Carol Davenport then spoke about writing exam questions. To be honest it is a topic I haven't thought much about before. The exam papers arrive, the students complain, I say "oh dear they won't know how to do that", and that is as far as it goes.

Carol described that when she writes for the exam board she starts with the point on the specification and writes an answer that related to that point.
Then find the context and the question.
The process for writing an exam question is quite involved. The question goes through several drafts and revisions and is seen and reviewed by a lot of people. Even though it doesn't feel like that when I see the final paper!

Consider "is your question going to get the answer you think it will?"

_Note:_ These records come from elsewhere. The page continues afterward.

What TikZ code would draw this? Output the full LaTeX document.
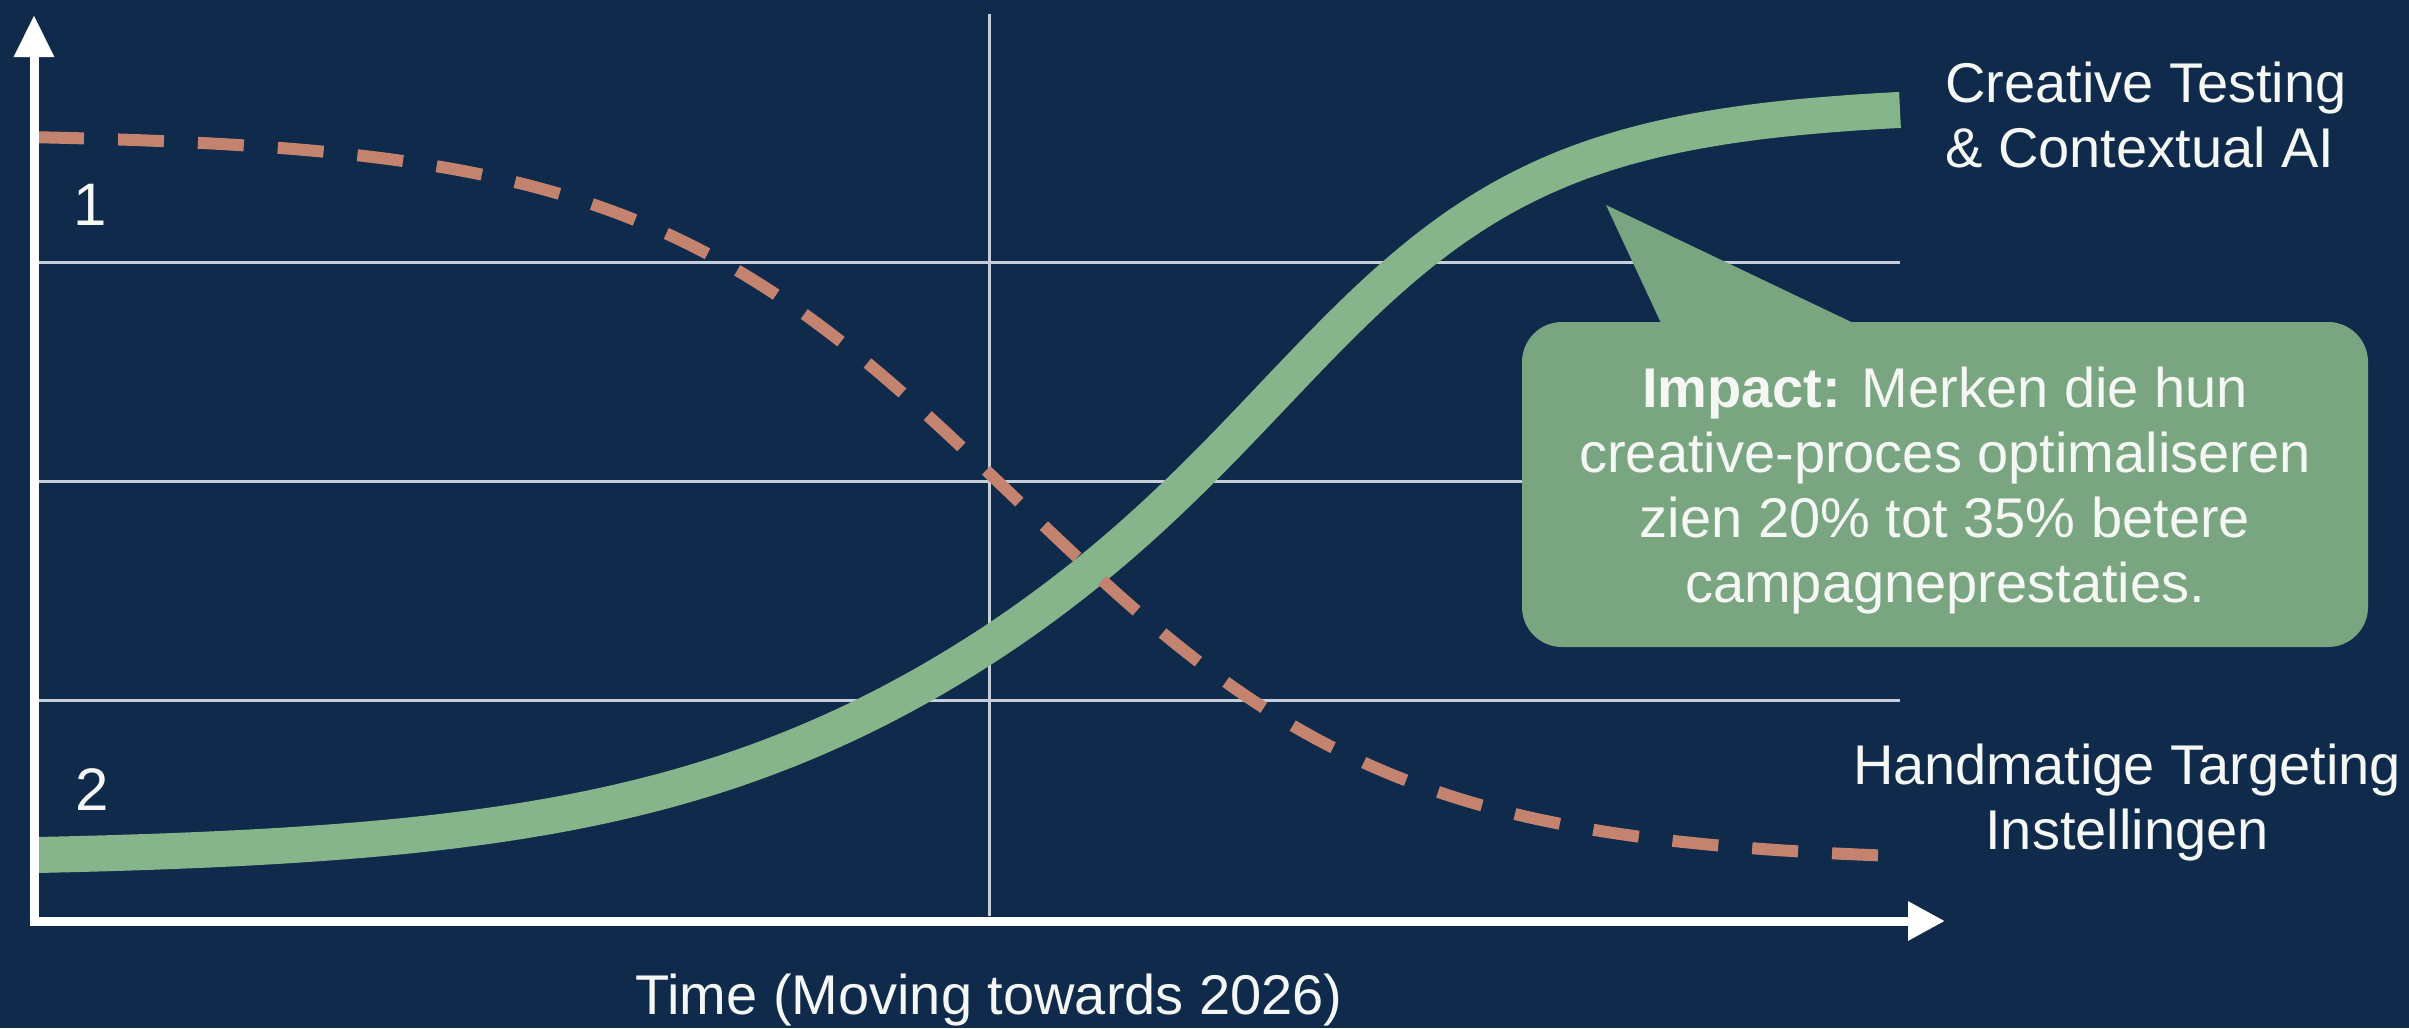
\documentclass[tikz,border=0pt]{standalone}
\usepackage{fontspec}
\setmainfont{Liberation Sans}
\usetikzlibrary{arrows.meta}
\definecolor{bgnavy}{HTML}{0F2A4B}
\definecolor{gridc}{HTML}{C5CEDA}
\definecolor{curvegreen}{HTML}{86B48B}
\definecolor{boxgreen}{HTML}{79A580}
\definecolor{dashsalmon}{HTML}{C4836F}
\definecolor{txtc}{HTML}{F4F7F4}
\begin{document}
\begin{tikzpicture}[x=1pt,y=-1pt,
  gridline/.style={draw=gridc, line width=3pt},
  axisline/.style={draw=white, line width=9pt},
  labeltext/.style={text=txtc, font=\fontsize{56}{65}\selectfont, inner sep=0pt},
  numtext/.style={text=txtc, font=\fontsize{60}{70}\selectfont, inner sep=0pt},
  calloutbox/.style={fill=boxgreen, rounded corners=40pt, minimum width=846pt, minimum height=325pt, inner sep=0pt},
  greencurve/.style={draw=curvegreen, line width=36pt, line cap=butt},
  dashcurve/.style={draw=dashsalmon, line width=12pt, dash pattern=on 46pt off 34pt}
]
\useasboundingbox (0,0) rectangle (2409,1028);
\fill[bgnavy] (0,0) rectangle (2409,1028);

% coordinates
\coordinate (O) at (34,926);
\coordinate (ytip) at (34,15);
\coordinate (xO) at (29.5,921);
\coordinate (xtip) at (1945,921);
\coordinate (h1l) at (38,262);  \coordinate (h1r) at (1900,262);
\coordinate (h2l) at (38,481);  \coordinate (h2r) at (1900,481);
\coordinate (h3l) at (38,700);  \coordinate (h3r) at (1900,700);
\coordinate (vt) at (989,14);   \coordinate (vb) at (989,916);

% grid
\draw[gridline] (h1l) -- (h1r);
\draw[gridline] (h2l) -- (h2r);
\draw[gridline] (h3l) -- (h3r);
\draw[gridline] (vt) -- (vb);

% curves
\draw[greencurve] plot[domain=38:1900, samples=240]
  (\x, {860 - 758/(1+exp(-(\x-1190)/(193 - 37*tanh((\x-1190)/250))))});
\draw[dashcurve] plot[domain=38:1900, samples=220]
  (\x, {133 + 730/(1+exp(-(\x-1015)/190))});

% axes
\draw[axisline, -{Triangle[length=42pt, width=38pt]}] (O) -- (ytip);
\draw[axisline, -{Triangle[length=37pt, width=37pt]}] (xO) -- (xtip);

% callout
\node[calloutbox] (impactbox) at (1945,484.5) {};
\coordinate (ptip) at (1606,205);
\fill[boxgreen] (ptip) -- ([xshift=-279pt,yshift=-12pt]impactbox.north)
  -- ([xshift=-69pt,yshift=-12pt]impactbox.north) -- cycle;
\node[labeltext, align=center] (impacttext) at (1945,491)
  {\textbf{Impact:} Merken die hun\\creative-proces optimaliseren\\zien 20\% tot 35\% betere\\campagneprestaties.};

% labels
\node[numtext, anchor=base west] (n1) at (73,225) {1};
\node[numtext, anchor=base west] (n2) at (75,810) {2};
\node[labeltext, anchor=base west, align=left] (toplabel) at (1945,167)
  {Creative Testing\\\& Contextual AI};
\node[labeltext, anchor=base, align=center] (botlabel) at (2127,849)
  {Handmatige Targeting\\Instellingen};
\node[labeltext, anchor=base] (timelabel) at (989,1014) {Time (Moving towards 2026)};
\end{tikzpicture}
\end{document}
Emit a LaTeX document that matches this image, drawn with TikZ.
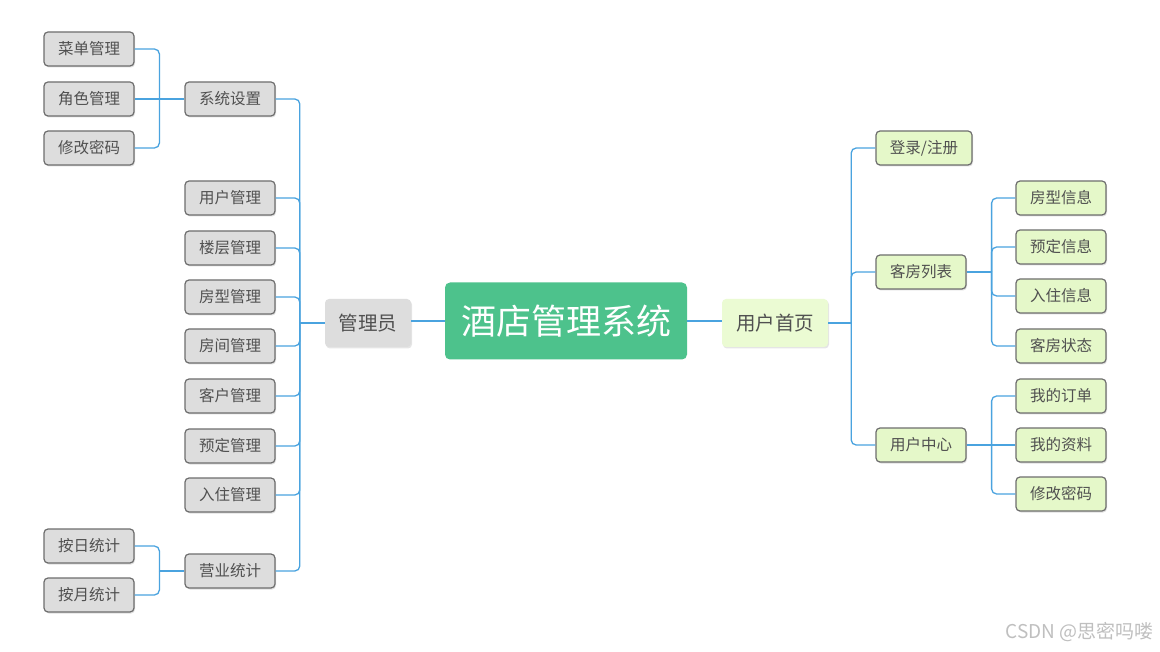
\documentclass[tikz,border=0pt]{standalone}
\usepackage{fontspec}
\setmainfont{Noto Sans CJK SC}
\usetikzlibrary{positioning,shadows}
\definecolor{linkblue}{HTML}{4AA3DF}
\definecolor{rootgreen}{HTML}{4DC28C}
\definecolor{leafgreen}{HTML}{E5F8C9}
\definecolor{headgreen}{HTML}{EBFBD3}
\definecolor{boxgrey}{HTML}{DDDDDD}
\definecolor{edgegrey}{HTML}{6E6E6E}
\definecolor{txtgrey}{HTML}{505050}

\begin{document}
\begin{tikzpicture}[
  x=1pt, y=-1pt,
  font=\fontsize{15.5}{18}\selectfont,
  box/.style={draw=edgegrey, line width=1.2pt, rounded corners=4pt, minimum width=90pt,
    minimum height=34pt, inner sep=2pt, text=txtgrey,
    drop shadow={shadow xshift=1pt, shadow yshift=-1.5pt, opacity=0.25}},
  adm/.style={box, fill=boxgrey},
  usr/.style={box, fill=leafgreen},
  head/.style={rounded corners=4pt, minimum height=48pt, inner sep=2pt, text=txtgrey,
    font=\fontsize{19.5}{22}\selectfont,
    drop shadow={shadow xshift=1pt, shadow yshift=-1.5pt, opacity=0.2}},
  link/.style={draw=linkblue, line width=1.3pt, rounded corners=5pt},
  trunk/.style={draw=linkblue, line width=2.6pt}
]
  \useasboundingbox[fill=white] (0,0) rectangle (1160,652);

  % centre
  \node[fill=rootgreen, rounded corners=5pt, minimum width=242pt, minimum height=77pt,
    text=white, font=\fontsize{35}{40}\selectfont] (root) at (566,321) {酒店管理系统};
  \node[head, fill=boxgrey, minimum width=86pt] (admin) at (368,323) {管理员};
  \node[head, fill=headgreen, minimum width=106pt] (home) at (775,323) {用户首页};
  \draw[trunk] (admin.east |- root) -- (root.west);
  \draw[trunk] (root.east) -- (home.west |- root);

  % admin side
  \node[adm] (sys) at (230,99) {系统设置};
  \node[adm] (menu) at (89,49) {菜单管理};
  \node[adm] (role) at (89,99) {角色管理};
  \node[adm] (pwda) at (89,148) {修改密码};
  \node[adm] (user) at (230,198) {用户管理};
  \node[adm] (floor) at (230,248) {楼层管理};
  \node[adm] (rtype) at (230,297) {房型管理};
  \node[adm] (room) at (230,346) {房间管理};
  \node[adm] (cust) at (230,396) {客户管理};
  \node[adm] (book) at (230,446) {预定管理};
  \node[adm] (stay) at (230,495) {入住管理};
  \node[adm] (stat) at (230,571) {营业统计};
  \node[adm] (day) at (89,546) {按日统计};
  \node[adm] (month) at (89,595) {按月统计};

  \coordinate (adminfork) at ([xshift=-25pt]admin.west);
  \coordinate (sysfork) at ([xshift=-25pt]sys.west);
  \coordinate (statfork) at ([xshift=-25pt]stat.west);
  \draw[link] (admin.west) -- (adminfork);
  \draw[link] (sys.west) -- (role.east);
  \draw[link] (stat.west) -- (statfork);
  \foreach \k in {sys,user,floor,rtype,room,cust,book,stay,stat}
    \draw[link] (adminfork) |- (\k.east);
  \foreach \k in {menu,pwda}
    \draw[link] (sysfork) |- (\k.east);
  \foreach \k in {day,month}
    \draw[link] (statfork) |- (\k.east);

  % user side
  \node[usr, minimum width=96pt] (login) at (924,148) {登录/注册};
  \node[usr] (rooms) at (921,272) {客房列表};
  \node[usr] (center) at (921,445) {用户中心};
  \node[usr] (rinfo) at (1061,198) {房型信息};
  \node[usr] (binfo) at (1061,247) {预定信息};
  \node[usr] (sinfo) at (1061,296) {入住信息};
  \node[usr] (rstate) at (1061,346) {客房状态};
  \node[usr] (order) at (1061,396) {我的订单};
  \node[usr] (prof) at (1061,445) {我的资料};
  \node[usr] (pwdu) at (1061,494) {修改密码};

  \coordinate (homefork) at ([xshift=23pt]home.east);
  \coordinate (roomsfork) at ([xshift=25pt]rooms.east);
  \coordinate (centerfork) at ([xshift=25pt]center.east);
  \draw[link] (home.east) -- (homefork);
  \draw[link] (rooms.east) -- (roomsfork);
  \draw[link] (center.east) -- (prof.west);
  \foreach \k in {login,rooms,center}
    \draw[link] (homefork) |- (\k.west);
  \foreach \k in {rinfo,binfo,sinfo,rstate}
    \draw[link] (roomsfork) |- (\k.west);
  \foreach \k in {order,pwdu}
    \draw[link] (centerfork) |- (\k.west);

  \node[text=black!25, font=\fontsize{19}{22}\selectfont, anchor=east] (mark) at (1157,632) {CSDN @思密吗喽};
\end{tikzpicture}
\end{document}
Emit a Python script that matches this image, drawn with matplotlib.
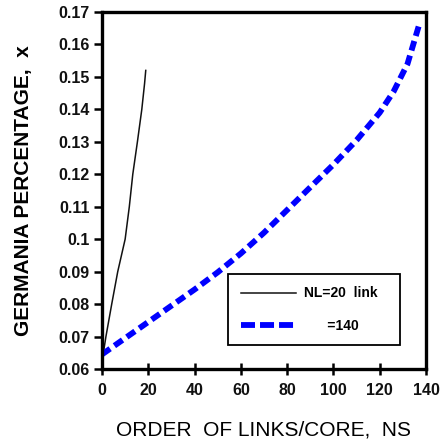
import matplotlib
matplotlib.use("Agg")
import matplotlib.pyplot as plt
from matplotlib.lines import Line2D

plt.rcParams['font.family'] = ['Liberation Sans', 'DejaVu Sans']

# NL = 20 links
ns_20 = [0.6, 1.7, 4.2, 6.8, 10.0, 11.8, 13.3, 15.3, 17.2, 18.4, 18.9]
x_20 = [0.065, 0.070, 0.080, 0.090, 0.100, 0.110, 0.120, 0.130, 0.140, 0.148, 0.152]

# NL = 140 links
ns_140 = [0, 10, 20, 30, 40, 50, 60, 70, 80, 90, 100, 110, 120, 126, 132, 137]
x_140 = [0.0645, 0.0695, 0.0745, 0.0795, 0.0845, 0.0898, 0.0956, 0.1020, 0.1090,
         0.1160, 0.1230, 0.1305, 0.1390, 0.1455, 0.1540, 0.1660]

x_ticks = [0, 20, 40, 60, 80, 100, 120, 140]
y_ticks = [0.06, 0.07, 0.08, 0.09, 0.10, 0.11, 0.12, 0.13, 0.14, 0.15, 0.16, 0.17]
y_tick_labels = ['0.06', '0.07', '0.08', '0.09', '0.1', '0.11', '0.12', '0.13',
                 '0.14', '0.15', '0.16', '0.17']
legend_labels = ['NL=20  link', '      =140']

BLUE = '#0000ff'
LW_BLUE = 4.2

fig = plt.figure(figsize=(4.42, 4.45), dpi=100)
ax = fig.add_axes([102 / 442, 1 - 369 / 445, 324 / 442, 357 / 445])

ax.plot(ns_20, x_20, color='#111111', lw=1.1)
ax.plot(ns_140, x_140, color=BLUE, lw=LW_BLUE, dashes=(1.7, 0.9),
        dash_capstyle='butt')

ax.set_xlim(0, 140)
ax.set_ylim(0.06, 0.17)
ax.set_xticks(x_ticks)
ax.set_xticklabels([str(t) for t in x_ticks])
ax.set_yticks(y_ticks)
ax.set_yticklabels(y_tick_labels)

for s in ax.spines.values():
    s.set_linewidth(2.4)

ax.tick_params(axis='x', direction='inout', length=8, width=1.8, pad=6,
               labelsize=11.5)
ax.tick_params(axis='y', direction='out', length=6, width=1.8, pad=3,
               labelsize=11.5)
for lab in ax.get_xticklabels() + ax.get_yticklabels():
    lab.set_fontweight('bold')
    lab.set_color('#111111')

ax.set_xlabel('ORDER  OF LINKS/CORE,  NS', fontsize=15, labelpad=16)
ax.set_ylabel('GERMANIA PERCENTAGE,  x', fontsize=15, fontweight='bold')
ax.yaxis.set_label_coords(-0.213, 0.5)

handles = [
    Line2D([], [], color='#111111', lw=1.1),
    Line2D([], [], color=BLUE, lw=LW_BLUE, dashes=(2.4, 0.86),
           dash_capstyle='butt'),
]
leg = ax.legend(handles, legend_labels, loc='lower left',
                bbox_to_anchor=(126 / 324, (369 - 345) / 357,
                                172 / 324, 81 / 357),
                mode='expand', fancybox=False, framealpha=1,
                handlelength=4.0, handletextpad=0.6, labelspacing=1.3,
                borderpad=0.9, borderaxespad=0,
                prop={'size': 10, 'weight': 'bold'})
leg.get_frame().set_edgecolor('black')
leg.get_frame().set_linewidth(1.3)

fig.savefig('out.png', dpi=100)
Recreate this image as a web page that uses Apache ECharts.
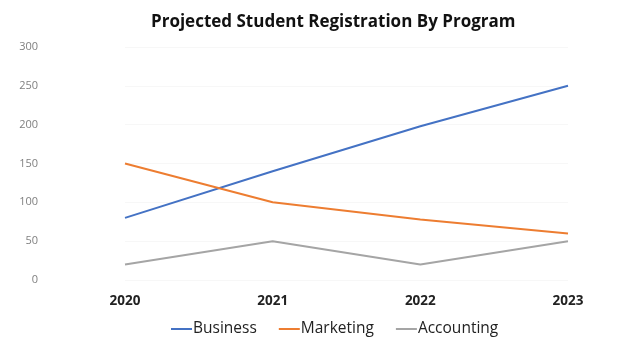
<!DOCTYPE html>
<html>
<head>
<meta charset="utf-8">
<script src="https://cdn.jsdelivr.net/npm/echarts@6/dist/echarts.min.js"></script>
<style>
  html, body { margin: 0; padding: 0; background: #ffffff; }
  #chart { width: 643px; height: 345px; }
</style>
</head>
<body>
<div id="chart"></div>
<script>
// Years on the category axis
const years = ['2020', '2021', '2022', '2023'];

// Projected registrations per program
const business = [80, 140, 198, 250];
const marketing = [150, 100, 78, 60];
const accounting = [20, 50, 20, 50];

const chart = echarts.init(document.getElementById('chart'));

const fontFamily = '"Open Sans", "Liberation Sans", sans-serif';

function lineSeries(name, data, color) {
  return {
    name: name,
    type: 'line',
    data: data,
    symbol: 'none',
    smooth: false,
    lineStyle: { color: color, width: 2 },
    itemStyle: { color: color }
  };
}

chart.setOption({
  animation: false,
  backgroundColor: '#ffffff',
  title: {
    text: 'Projected Student Registration By Program',
    left: 146,
    top: 9,
    textStyle: { fontFamily: fontFamily, fontSize: 17, fontWeight: 'bold', color: '#111111' }
  },
  legend: {
    bottom: 3,
    left: 166,
    itemWidth: 21,
    itemHeight: 2,
    itemGap: 22,
    icon: 'rect',
    textStyle: { fontFamily: fontFamily, fontSize: 15.5, color: '#222222', padding: [0, 0, 0, -4] },
    data: ['Business', 'Marketing', 'Accounting']
  },
  grid: { left: 125, right: 75, top: 47, bottom: 65 },
  xAxis: {
    type: 'category',
    data: years,
    boundaryGap: false,
    axisLine: { show: false },
    axisTick: { show: false },
    axisLabel: { fontFamily: fontFamily, fontSize: 13.5, fontWeight: 'bold', color: '#222222', margin: 14 }
  },
  yAxis: {
    type: 'value',
    min: 0,
    max: 300,
    interval: 50,
    axisLine: { show: false },
    axisTick: { show: false },
    splitLine: { show: true, lineStyle: { color: '#f7f7f7', width: 1 } },
    axisLabel: { fontFamily: fontFamily, fontSize: 11, color: '#808080', margin: 87 }
  },
  series: [
    lineSeries('Business', business, '#4472C4'),
    lineSeries('Marketing', marketing, '#ED7D31'),
    lineSeries('Accounting', accounting, '#A5A5A5')
  ]
});
</script>
</body>
</html>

Finally Mary Whitehouse showed us an example of a poor question.

What makes a good question?



While the top photograph shows a version of the question suitable for American students talk of "sidewalk" and an image of a parking meter may confuse UK students. The word "crack" could also cause confusion.

Below is an edited version of the same question.



Teachers download questions from all sort of places, so be aware of the question.

I know I have selected activities that once the students start them I realise are poorly worded. However, I find that end of topic tests from published schemes of work are the most poor; students struggling to interpret the question and access the marks.

Project 2061 was mentioned as the source of questions. But US based and biased towards US language.

Finally Robin Millar said when summing up:

  • Question doesn't need to be perfect, just good enough to do a job... Back and forth with writing questions.